- Task brief
Every record below should be transcribed exactly. Omit the images.

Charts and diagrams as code
● ● ●
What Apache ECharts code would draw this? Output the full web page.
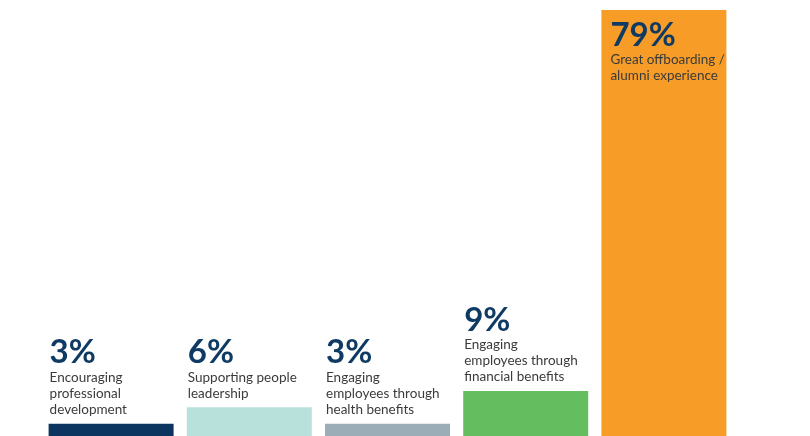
<!DOCTYPE html>
<html>
<head>
<meta charset="utf-8">
<script src="https://cdn.jsdelivr.net/npm/echarts@6/dist/echarts.min.js"></script>
<style>
  html, body { margin: 0; padding: 0; background: #ffffff; overflow: hidden; }
  /* the baseline sits just below the visible edge */
  #chart { width: 810px; height: 440px; }
</style>
</head>
<body>
<div id="chart"></div>
<script>
// Survey results: share of respondents per priority
const categories = [
  'Encouraging\nprofessional\ndevelopment',
  'Supporting people\nleadership',
  'Engaging\nemployees through\nhealth benefits',
  'Engaging\nemployees through\nfinancial benefits',
  'Great offboarding /\nalumni experience'
];
const values = [3, 6, 3, 9, 79];
const barColors = ['#0b355f', '#b8e1dc', '#9badb7', '#64bd5f', '#f69c27'];

const fontFamily = 'Lato, "Open Sans", sans-serif';

const richStyles = {
  v: { fontSize: 33, fontWeight: 'bold', color: '#0e3a63', lineHeight: 34, fontFamily: fontFamily },
  t: { fontSize: 13.5, color: '#3b3b3b', lineHeight: 16, fontFamily: fontFamily }
};

function labelText(i) {
  const lines = categories[i].split('\n').map(l => '{t|' + l + '}');
  return '{v|' + values[i] + '%}\n' + lines.join('\n');
}

const chart = echarts.init(document.getElementById('chart'), null, { renderer: 'canvas' });

const data = values.map((v, i) => {
  const item = {
    value: v,
    itemStyle: { color: barColors[i] },
    label: {
      show: true,
      position: [1, -6],
      align: 'left',
      verticalAlign: 'bottom',
      formatter: labelText(i),
      rich: richStyles
    }
  };
  // The tallest bar carries its label inside, at the top-left corner
  if (i === values.length - 1) {
    item.label.position = [9, 8];
    item.label.verticalAlign = 'top';
  }
  return item;
});

chart.setOption({
  animation: false,
  grid: { left: 42, right: 77, top: 10, bottom: 0, containLabel: false },
  xAxis: {
    type: 'category',
    data: categories,
    show: false
  },
  yAxis: {
    type: 'value',
    min: 0,
    max: 79,
    show: false
  },
  series: [{
    type: 'bar',
    barWidth: 125,
    data: data
  }]
});
</script>
</body>
</html>
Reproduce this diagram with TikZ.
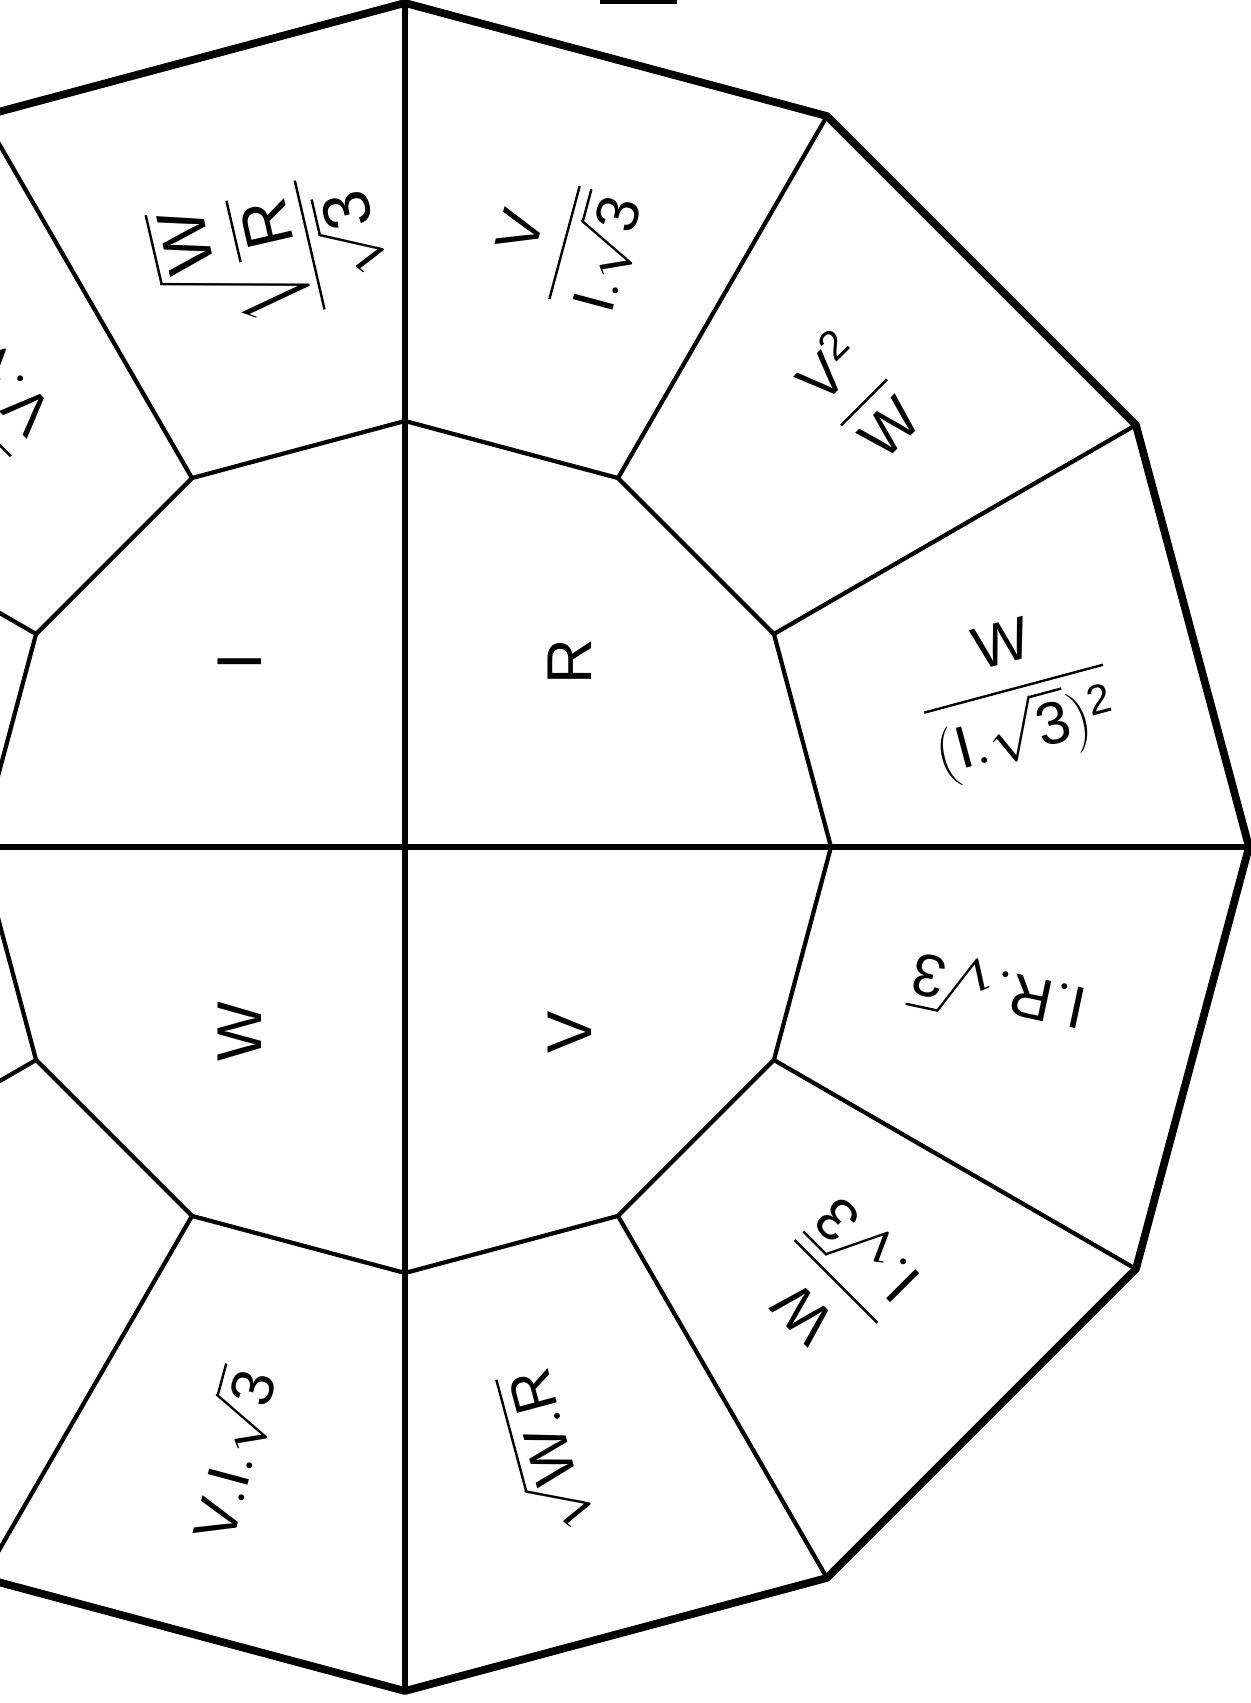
● ● ●
- Task solution
What Apache ECharts code would draw this? Output the full web page.
<!DOCTYPE html>
<html>
<head>
<meta charset="utf-8">
<script src="https://cdn.jsdelivr.net/npm/echarts@6/dist/echarts.min.js"></script>
<style>
  html, body { margin: 0; padding: 0; background: #ffffff; overflow: hidden; }
  /* the baseline sits just below the visible edge */
  #chart { width: 810px; height: 440px; }
</style>
</head>
<body>
<div id="chart"></div>
<script>
// Survey results: share of respondents per priority
const categories = [
  'Encouraging\nprofessional\ndevelopment',
  'Supporting people\nleadership',
  'Engaging\nemployees through\nhealth benefits',
  'Engaging\nemployees through\nfinancial benefits',
  'Great offboarding /\nalumni experience'
];
const values = [3, 6, 3, 9, 79];
const barColors = ['#0b355f', '#b8e1dc', '#9badb7', '#64bd5f', '#f69c27'];

const fontFamily = 'Lato, "Open Sans", sans-serif';

const richStyles = {
  v: { fontSize: 33, fontWeight: 'bold', color: '#0e3a63', lineHeight: 34, fontFamily: fontFamily },
  t: { fontSize: 13.5, color: '#3b3b3b', lineHeight: 16, fontFamily: fontFamily }
};

function labelText(i) {
  const lines = categories[i].split('\n').map(l => '{t|' + l + '}');
  return '{v|' + values[i] + '%}\n' + lines.join('\n');
}

const chart = echarts.init(document.getElementById('chart'), null, { renderer: 'canvas' });

const data = values.map((v, i) => {
  const item = {
    value: v,
    itemStyle: { color: barColors[i] },
    label: {
      show: true,
      position: [1, -6],
      align: 'left',
      verticalAlign: 'bottom',
      formatter: labelText(i),
      rich: richStyles
    }
  };
  // The tallest bar carries its label inside, at the top-left corner
  if (i === values.length - 1) {
    item.label.position = [9, 8];
    item.label.verticalAlign = 'top';
  }
  return item;
});

chart.setOption({
  animation: false,
  grid: { left: 42, right: 77, top: 10, bottom: 0, containLabel: false },
  xAxis: {
    type: 'category',
    data: categories,
    show: false
  },
  yAxis: {
    type: 'value',
    min: 0,
    max: 79,
    show: false
  },
  series: [{
    type: 'bar',
    barWidth: 125,
    data: data
  }]
});
</script>
</body>
</html>
Reproduce this diagram with TikZ.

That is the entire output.